Right now, I am trying to decide whether to send my 5-year old, Chuckles, to all-day Kindergarten in the fall or half-day (and homeschool in the afternoon with Mrs. Marie while Bobo is napping). He just finished a year of all-day kindergarten at a private school (where he was apparently at the top of his class despite being a year younger than most kids). He's on the young side of 5 for kindergarten this fall anyway with a May birthday and a cut-off at the end of June, so skipping ahead to first grade is competely out of the question (plus new school, transitions, etc...I'm just not ready for it). The decision feels both make-or-break and completley inconsequential in the grand scheme at the same time. And to complicate matters, all-day kindergarten at the public school costs $1800 but I already put a $200 deposit on it before I had the nanny thing lined up.

So, in summation, I have a nanny who I will pay regardless of the number of children she watches. I have the opportunity for full-day kindergarten for which I must pay. My kid reads and already did a year of full-day kindergarten. And he's only a kid once. My guess is that the kids in the half-day kindergarten class have at least one stay-at-home parent (or maybe a grandparent). There are four K-classes: one half-day class and three full-day. Discuss pros and cons.

Kids know when they’re hungry and when they are full.

They will eat as much as they need (barring any sort of feeding issue, which your kids probably does not have if he or she is growing and thriving).

For obesity prevention: we need to teach kids to listen to their bodies and only eat as much as they need and only eat when they are truly hungry. So, we don’t force them to sit at the table and eat, we don’t say you have to eat three more bites before you can go (until they are 5 and say they have room for ice cream but not peas), you don’t have to finish this plate of food or this jar of baby food. Our job as parents is to offer healthy meals and snacks. Their job is to eat it (or not).

Over the course of a single day, a child’s diet may not be complete, but over the course of a week, if you keep offering healthy meals and snacks, a child will consume the nutrients he needs.

Just as you have hungry days and days when food just doesn’t sound good, so do children. A child in a growth spurt may eat an entire can of green beans and three plates of pasta with meatballs. A child in a low growing pattern might only eat three rotini, no green beans, and two bites of peach. And that’s OK. Kids know when they’re hungry and as long as they are given healthy choices and a chance to sit quietly and eat, they’ll do it. Kids, of course, won’t necessarily come right to the table to eat if they are interested in what they’re doing (playing) but if you can break them away and get them to a quiet table, if they are hungry, they will eat.

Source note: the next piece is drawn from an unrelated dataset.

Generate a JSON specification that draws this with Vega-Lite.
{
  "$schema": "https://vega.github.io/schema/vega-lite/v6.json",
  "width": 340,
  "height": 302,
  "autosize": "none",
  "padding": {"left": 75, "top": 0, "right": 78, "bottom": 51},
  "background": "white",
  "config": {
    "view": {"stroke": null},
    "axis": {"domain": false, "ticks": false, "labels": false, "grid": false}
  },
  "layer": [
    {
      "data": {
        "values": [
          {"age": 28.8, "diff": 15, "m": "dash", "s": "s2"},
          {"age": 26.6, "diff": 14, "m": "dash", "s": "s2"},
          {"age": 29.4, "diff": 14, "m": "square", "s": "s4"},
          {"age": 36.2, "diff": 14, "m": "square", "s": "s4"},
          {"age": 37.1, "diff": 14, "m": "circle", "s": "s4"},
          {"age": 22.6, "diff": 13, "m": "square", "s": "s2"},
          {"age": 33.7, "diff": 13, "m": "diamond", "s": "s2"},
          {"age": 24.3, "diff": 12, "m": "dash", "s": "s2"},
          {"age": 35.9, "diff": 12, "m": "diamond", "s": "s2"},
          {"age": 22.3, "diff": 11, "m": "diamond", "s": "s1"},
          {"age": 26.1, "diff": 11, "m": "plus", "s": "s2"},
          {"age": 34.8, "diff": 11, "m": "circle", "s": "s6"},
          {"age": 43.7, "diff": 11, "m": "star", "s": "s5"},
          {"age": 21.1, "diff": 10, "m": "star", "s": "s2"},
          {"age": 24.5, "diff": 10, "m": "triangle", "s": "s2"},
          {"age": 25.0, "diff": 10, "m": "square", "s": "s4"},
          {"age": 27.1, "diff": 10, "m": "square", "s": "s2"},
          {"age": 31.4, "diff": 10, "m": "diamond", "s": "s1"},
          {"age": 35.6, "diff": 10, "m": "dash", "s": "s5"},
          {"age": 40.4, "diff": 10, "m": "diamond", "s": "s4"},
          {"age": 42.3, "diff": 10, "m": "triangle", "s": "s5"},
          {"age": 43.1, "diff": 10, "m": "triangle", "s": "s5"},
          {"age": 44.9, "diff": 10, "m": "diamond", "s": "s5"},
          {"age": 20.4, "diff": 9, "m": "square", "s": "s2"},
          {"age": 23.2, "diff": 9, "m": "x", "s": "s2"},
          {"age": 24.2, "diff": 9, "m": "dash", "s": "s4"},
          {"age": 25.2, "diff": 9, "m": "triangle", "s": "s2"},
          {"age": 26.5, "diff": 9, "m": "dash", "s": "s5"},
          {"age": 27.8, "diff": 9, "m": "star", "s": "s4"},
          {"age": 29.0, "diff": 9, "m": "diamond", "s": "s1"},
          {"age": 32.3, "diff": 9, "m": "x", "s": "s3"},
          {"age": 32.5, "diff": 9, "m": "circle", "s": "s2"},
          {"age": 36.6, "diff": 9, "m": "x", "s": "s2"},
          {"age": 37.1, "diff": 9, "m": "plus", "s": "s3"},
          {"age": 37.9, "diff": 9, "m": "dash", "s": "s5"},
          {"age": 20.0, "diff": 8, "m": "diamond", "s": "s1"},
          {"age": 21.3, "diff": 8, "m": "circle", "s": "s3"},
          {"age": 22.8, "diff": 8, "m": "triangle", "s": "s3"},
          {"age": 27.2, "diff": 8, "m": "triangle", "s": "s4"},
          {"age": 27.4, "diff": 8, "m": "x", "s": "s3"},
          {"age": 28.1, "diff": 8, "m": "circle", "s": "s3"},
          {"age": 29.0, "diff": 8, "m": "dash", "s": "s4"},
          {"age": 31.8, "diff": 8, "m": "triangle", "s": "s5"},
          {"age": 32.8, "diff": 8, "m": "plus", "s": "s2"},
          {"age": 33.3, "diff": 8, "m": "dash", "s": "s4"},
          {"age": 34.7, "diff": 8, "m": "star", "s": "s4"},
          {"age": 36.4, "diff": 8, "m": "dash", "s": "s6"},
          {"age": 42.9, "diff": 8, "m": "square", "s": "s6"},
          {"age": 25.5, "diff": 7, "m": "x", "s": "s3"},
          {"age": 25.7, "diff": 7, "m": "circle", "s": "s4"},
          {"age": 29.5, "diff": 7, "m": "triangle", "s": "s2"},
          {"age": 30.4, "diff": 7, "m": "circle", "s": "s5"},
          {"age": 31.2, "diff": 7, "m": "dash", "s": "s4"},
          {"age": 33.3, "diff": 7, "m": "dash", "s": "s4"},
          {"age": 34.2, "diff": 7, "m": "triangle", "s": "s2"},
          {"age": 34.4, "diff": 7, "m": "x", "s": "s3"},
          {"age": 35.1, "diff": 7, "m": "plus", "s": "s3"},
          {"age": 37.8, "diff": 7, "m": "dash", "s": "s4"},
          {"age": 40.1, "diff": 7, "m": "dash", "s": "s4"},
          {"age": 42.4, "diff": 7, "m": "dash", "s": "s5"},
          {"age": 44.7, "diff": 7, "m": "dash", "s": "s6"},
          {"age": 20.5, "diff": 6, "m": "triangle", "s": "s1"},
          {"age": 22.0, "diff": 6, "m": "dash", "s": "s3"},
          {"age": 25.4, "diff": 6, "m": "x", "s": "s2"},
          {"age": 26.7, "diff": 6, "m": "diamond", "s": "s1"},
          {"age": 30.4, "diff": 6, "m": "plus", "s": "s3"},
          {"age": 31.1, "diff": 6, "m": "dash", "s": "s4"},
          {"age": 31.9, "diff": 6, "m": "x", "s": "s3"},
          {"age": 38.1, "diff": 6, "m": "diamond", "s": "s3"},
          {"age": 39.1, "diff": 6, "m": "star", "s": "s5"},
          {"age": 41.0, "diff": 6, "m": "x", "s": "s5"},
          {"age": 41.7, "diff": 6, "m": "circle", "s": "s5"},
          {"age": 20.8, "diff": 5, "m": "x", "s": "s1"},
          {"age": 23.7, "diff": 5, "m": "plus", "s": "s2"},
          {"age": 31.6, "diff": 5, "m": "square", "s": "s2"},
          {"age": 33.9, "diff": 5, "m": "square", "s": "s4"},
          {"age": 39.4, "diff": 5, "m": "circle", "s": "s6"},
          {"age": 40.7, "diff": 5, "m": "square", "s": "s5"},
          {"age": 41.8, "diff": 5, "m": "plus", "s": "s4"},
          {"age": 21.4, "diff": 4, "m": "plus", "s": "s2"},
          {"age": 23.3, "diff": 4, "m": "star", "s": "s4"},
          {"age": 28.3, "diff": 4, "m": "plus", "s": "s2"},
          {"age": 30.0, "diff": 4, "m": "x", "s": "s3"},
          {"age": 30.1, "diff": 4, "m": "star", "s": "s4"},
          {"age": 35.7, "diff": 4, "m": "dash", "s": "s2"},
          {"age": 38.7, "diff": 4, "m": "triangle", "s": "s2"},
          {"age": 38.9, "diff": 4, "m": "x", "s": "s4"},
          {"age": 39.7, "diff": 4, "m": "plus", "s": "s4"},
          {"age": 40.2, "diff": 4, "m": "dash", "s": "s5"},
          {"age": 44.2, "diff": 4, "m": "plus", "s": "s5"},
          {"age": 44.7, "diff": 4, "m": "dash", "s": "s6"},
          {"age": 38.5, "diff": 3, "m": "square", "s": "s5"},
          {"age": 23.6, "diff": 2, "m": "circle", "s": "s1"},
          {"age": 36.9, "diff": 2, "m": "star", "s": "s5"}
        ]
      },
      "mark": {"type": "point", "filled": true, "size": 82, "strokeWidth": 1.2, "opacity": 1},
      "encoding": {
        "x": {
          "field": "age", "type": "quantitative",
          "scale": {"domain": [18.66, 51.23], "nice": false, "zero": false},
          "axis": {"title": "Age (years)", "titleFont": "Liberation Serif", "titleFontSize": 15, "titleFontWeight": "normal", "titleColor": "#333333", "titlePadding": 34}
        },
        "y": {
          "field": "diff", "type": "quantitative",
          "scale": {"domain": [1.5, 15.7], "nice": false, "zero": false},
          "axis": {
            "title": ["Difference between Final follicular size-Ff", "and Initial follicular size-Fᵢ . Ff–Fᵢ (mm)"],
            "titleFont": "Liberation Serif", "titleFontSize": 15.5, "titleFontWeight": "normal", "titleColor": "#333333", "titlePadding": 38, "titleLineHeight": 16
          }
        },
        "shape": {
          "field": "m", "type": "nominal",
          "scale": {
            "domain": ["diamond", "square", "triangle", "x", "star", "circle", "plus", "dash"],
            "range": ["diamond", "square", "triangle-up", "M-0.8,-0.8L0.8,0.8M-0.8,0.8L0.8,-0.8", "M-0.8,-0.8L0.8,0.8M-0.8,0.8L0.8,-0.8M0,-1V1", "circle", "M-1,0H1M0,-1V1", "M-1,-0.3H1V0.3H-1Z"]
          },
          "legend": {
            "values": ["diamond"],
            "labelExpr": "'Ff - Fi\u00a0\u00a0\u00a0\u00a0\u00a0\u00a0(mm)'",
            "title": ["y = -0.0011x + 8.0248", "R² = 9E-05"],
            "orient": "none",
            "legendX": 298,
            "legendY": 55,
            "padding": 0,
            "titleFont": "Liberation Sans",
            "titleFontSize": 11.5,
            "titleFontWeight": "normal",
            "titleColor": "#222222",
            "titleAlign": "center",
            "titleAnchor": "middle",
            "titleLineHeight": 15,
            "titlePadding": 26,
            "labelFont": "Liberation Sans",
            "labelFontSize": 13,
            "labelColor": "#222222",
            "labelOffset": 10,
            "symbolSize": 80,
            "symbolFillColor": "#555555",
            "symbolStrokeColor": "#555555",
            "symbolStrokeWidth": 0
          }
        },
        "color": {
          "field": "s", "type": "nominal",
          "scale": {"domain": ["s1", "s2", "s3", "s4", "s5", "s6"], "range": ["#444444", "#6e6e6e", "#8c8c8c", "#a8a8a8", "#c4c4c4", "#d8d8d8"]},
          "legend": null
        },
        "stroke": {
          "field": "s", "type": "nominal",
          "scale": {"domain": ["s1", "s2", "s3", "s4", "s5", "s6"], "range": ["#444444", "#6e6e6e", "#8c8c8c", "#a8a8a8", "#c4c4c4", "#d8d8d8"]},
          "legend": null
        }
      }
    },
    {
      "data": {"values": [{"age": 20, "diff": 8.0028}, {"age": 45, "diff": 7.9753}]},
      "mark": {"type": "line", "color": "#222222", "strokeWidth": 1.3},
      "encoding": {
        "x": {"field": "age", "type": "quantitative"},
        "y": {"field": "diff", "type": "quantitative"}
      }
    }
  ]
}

Children might not eat when teething or sick. When sick, it can become difficult to eat because of a sore throat or because chewing and swallowing requires that they close their mouths (which if stuffy, they might be using to breathe). When teething, they might just want to mouth or chew on the food and not swallow it. Post nasal drip might leave their stomachs a little upset so food doesn’t sound good.

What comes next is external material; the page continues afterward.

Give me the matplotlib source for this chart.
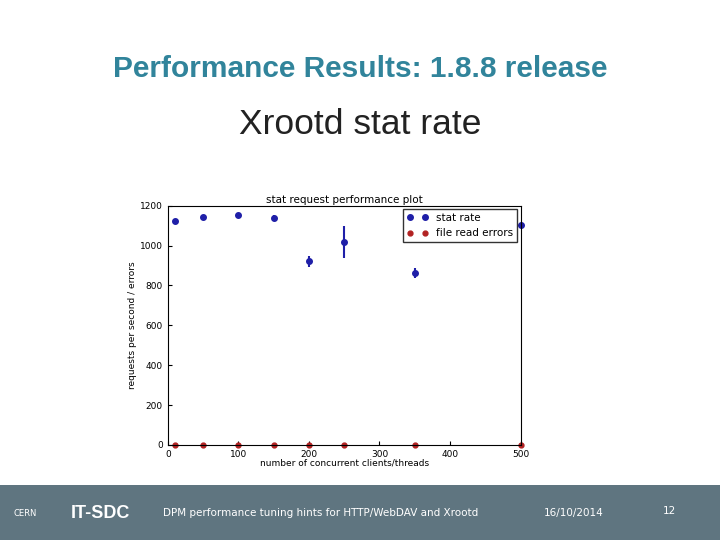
import matplotlib
matplotlib.use("Agg")
import matplotlib.pyplot as plt
from matplotlib.patches import Rectangle
from matplotlib.lines import Line2D

threads = [10, 50, 100, 150, 200, 250, 350, 500]
stat_rate = [1125, 1145, 1155, 1140, 922, 1020, 865, 1105]
stat_err = [5, 5, 5, 15, 28, 80, 25, 5]
read_errors = [0, 0, 0, 0, 0, 0, 0, 0]

fig = plt.figure(figsize=(7.2, 5.4), dpi=100)
fig.patch.set_facecolor("white")

fig.text(0.5, 0.873, "Performance Results: 1.8.8 release", ha="center", va="center",
         fontsize=21.5, color="#31849b", family="Liberation Sans", weight="bold")
fig.text(0.5, 0.77, "Xrootd stat rate", ha="center", va="center",
         fontsize=25.5, color="#222222", family="Liberation Sans")

blue = "#1f1fa8"
red = "#b22222"
ax = fig.add_axes([0.233, 0.176, 0.490, 0.443])
ax.errorbar(threads, stat_rate, yerr=stat_err, fmt="o", color=blue, ms=4,
            capsize=0, clip_on=False)
ax.plot(threads, read_errors, "o", color=red, ms=3.5, clip_on=False)
ax.set_xlim(0, 500)
ax.set_ylim(0, 1200)
ax.set_xticks([0, 100, 200, 300, 400, 500])
ax.set_yticks(range(0, 1201, 200))
ax.tick_params(labelsize=6.5, direction="in", length=3)
ax.set_title("stat request performance plot", fontsize=7.5, pad=2)
ax.set_xlabel("number of concurrent clients/threads", fontsize=6.5, labelpad=0)
ax.set_ylabel("requests per second / errors", fontsize=6.5, labelpad=2)
handles = [Line2D([], [], ls="none", marker="o", color=blue, ms=4),
           Line2D([], [], ls="none", marker="o", color=red, ms=3.5)]
ax.legend(handles, ["stat rate", "file read errors"], loc="upper right", fontsize=7.5,
          numpoints=2, frameon=True, fancybox=False, edgecolor="black", borderaxespad=0.3)

fig.add_artist(Rectangle((0, 0), 1, 55/540, transform=fig.transFigure,
                         facecolor="#5f7580", edgecolor="none"))
fig.text(0.035, 0.05, "CERN", color="white", fontsize=6, ha="center", va="center")
fig.text(0.14, 0.05, "IT-SDC", color="white", fontsize=13, weight="bold",
         ha="center", va="center", family="Liberation Sans")
fig.text(0.445, 0.05, "DPM performance tuning hints for HTTP/WebDAV and Xrootd", color="white",
         fontsize=7.5, ha="center", va="center")
fig.text(0.797, 0.05, "16/10/2014", color="white", fontsize=7.5, ha="center", va="center")
fig.text(0.93, 0.053, "12", color="white", fontsize=7.5, ha="center", va="center")

fig.savefig("out.png", dpi=100)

Children are naturally afraid of new foods. It’s a defense mechanism against being poisoned from when we were cavemen. A child may need to see the same food (asparagus) 10x or more before he’ll eat it. Sometimes, a child will just put the food in his mouth and then spit it out. Sometimes, a child will love it one day, and the next notsomuch.

Offer veggies first at the meal on the tray before offering the carbs to increase veggie consumption. If they are hungry, they’ll eat the veggies since they are present. Then, you can offer the meats and carbs. Give foods fun names so kids will like they like “Super Eye Carrots” and “Baby Trees” or “Power Peas” or “Big Muscles Meat”.

Offer dip and ketchup to increase healthy food consumption and make it fun. You might not like tartar sauce on salmon, but a kid might (and yes, my kids like salmon burgers from Costco). You might not like an organic Angus beef hot dog with ranch dressing, but a kid might. You might not like a soy hot dog, but my kids do. I don’t care for ketchup on my broccoli, but I know someone who does. And I know someone else who can’t live without mustard.

If a child never knows that white bread exists, he won’t resist wheat bread.